The BoE is rightly now contemplating a faster timetable for reversing quantitative easing. But there is a rather more fundamental issue — the necessary speed can be achieved only if the BoE works closely with the Treasury. It is the Treasury’s responsibility to manage the government’s debt — and that includes taking the sting out of the dramatic shortening in the maturity of UK government debt caused by quantitative easing.

The Treasury ought to have prioritised the management of the risk that such huge quantities of reserves posed. At rock bottom last year, funding costs were only likely to move in one direction. And while the risk is primarily a matter for the Treasury, the BoE, too, has an interest in it for several reasons. A central bank with a very large balance sheet is likely to have its independence questioned.

There is a tail risk of fiscal dominance of monetary policy, which, if it crystallised, would undermine the BoE’s ability to meet its price stability objective. And, as banker to the government, the BoE has an obligation not to act contrary to the government’s financial interests.  

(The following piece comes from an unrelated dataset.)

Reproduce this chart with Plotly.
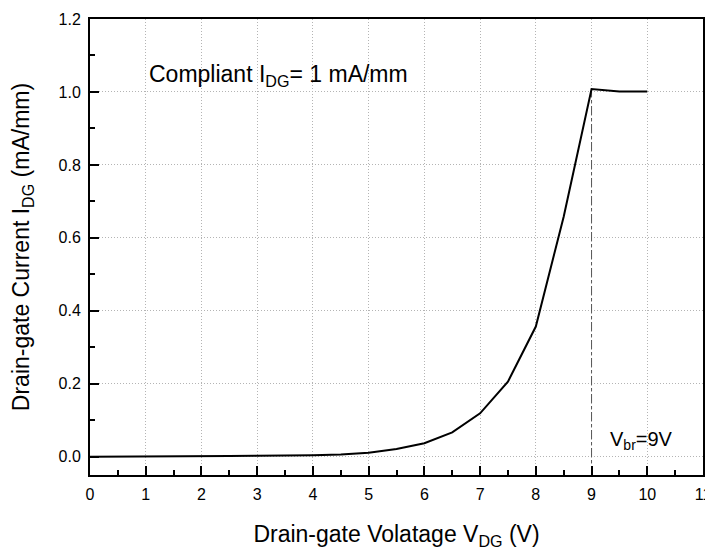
import plotly.graph_objects as go

# Data
v_dg = [0, 0.5, 1, 1.5, 2, 2.5, 3, 3.5, 4, 4.5, 5, 5.5, 6, 6.5, 7, 7.5, 8, 8.5, 9, 9.5, 10]
i_dg = [0.000, 0.000, 0.001, 0.001, 0.002, 0.002, 0.003, 0.003, 0.004, 0.006, 0.011, 0.021,
        0.037, 0.067, 0.119, 0.206, 0.357, 0.658, 1.008, 1.001, 1.001]
v_br = 9
i_compliant = 1.0
x_range = [0, 11]
y_range = [-0.05, 1.2]

FONT = "Arial, Liberation Sans, sans-serif"

fig = go.Figure()

# Breakdown marker line (dash-dot) at V_br
fig.add_trace(go.Scatter(
    x=[v_br, v_br], y=[y_range[0], i_compliant], mode="lines",
    line=dict(color="#555555", width=1, dash="dashdot"),
    hoverinfo="skip", showlegend=False))

fig.add_trace(go.Scatter(
    x=v_dg, y=i_dg, mode="lines",
    line=dict(color="black", width=2),
    showlegend=False))

axis_common = dict(
    showline=True, linecolor="black", linewidth=2, mirror=True,
    ticks="inside", ticklen=9, tickwidth=1.5, tickcolor="black",
    showgrid=True, gridcolor="#b4b4b4", gridwidth=1, griddash="1px,2px",
    zeroline=False, automargin=False, ticklabelstandoff=4,
)

fig.update_xaxes(
    range=x_range, dtick=1, tick0=0,
    tickfont=dict(family=FONT, size=16, color="black"),
    minor=dict(dtick=0.5, ticks="inside", ticklen=5, tickwidth=1.5, tickcolor="black", showgrid=False),
    title=dict(text="Drain-gate Volatage V<sub>DG</sub> (V)",
               font=dict(family=FONT, size=23, color="black"), standoff=26),
    **axis_common)
fig.update_yaxes(
    range=y_range, dtick=0.2, tick0=0, tickformat=".1f",
    tickfont=dict(family=FONT, size=16, color="black"),
    minor=dict(dtick=0.1, ticks="inside", ticklen=5, tickwidth=1.5, tickcolor="black", showgrid=False),
    title=dict(text="Drain-gate Current I<sub>DG</sub> (mA/mm)",
               font=dict(family=FONT, size=23, color="black"), standoff=24),
    **axis_common)

fig.add_annotation(
    x=1.03, y=1.045, xref="x", yref="y", xanchor="left", yanchor="middle",
    text="Compliant I<sub>DG</sub>= 1 mA/mm", showarrow=False,
    font=dict(family=FONT, size=23, color="black"))
fig.add_annotation(
    x=9.9, y=0.045, xref="x", yref="y", xanchor="center", yanchor="middle",
    text="V<sub>br</sub>=9V", showarrow=False,
    font=dict(family=FONT, size=20, color="black"))

# The page body has an 8px default margin, so the figure is sized to fit inside it
fig.update_layout(
    width=705, height=542,
    margin=dict(l=82, r=10, t=11, b=75),
    paper_bgcolor="white", plot_bgcolor="white",
    font=dict(family=FONT, color="black", size=16),
)

fig.write_html("out.html")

A year ago, economists Bill Allen, Philip Turner and I proposed a swap of a large part of the central bank’s overnight liabilities to the banks for a portfolio of short- and medium-term government bonds.

The central bank’s balance sheet would shrink, and the maturity structure of the government debt would be less risky and more transparent. And there would be demand from banks for the gilts to meet regulatory demands for holding high-quality liquid assets, mainly reserve balances and government securities.

How far the government yield curve would be affected by such an operation would depend on many factors. But such swaps have been successfully carried out in the past, most notably after the second world war.

The operation we proposed should be the beginning of a medium-term plan to lengthen the maturity of government debt. That might lift long-term interest rates somewhat but it would also mean that the central bank would raise short-term rates by less.

Interest rates are still very low and inflation is high. It is possible that global long-term interest rates are at the beginning of a sustained upward trend. This would happen just when the UK government is less prepared than it has been for decades. It has much more very short-term debt, and a much-depleted cushion of long-term debt. We need a clear debt management plan now to correct this.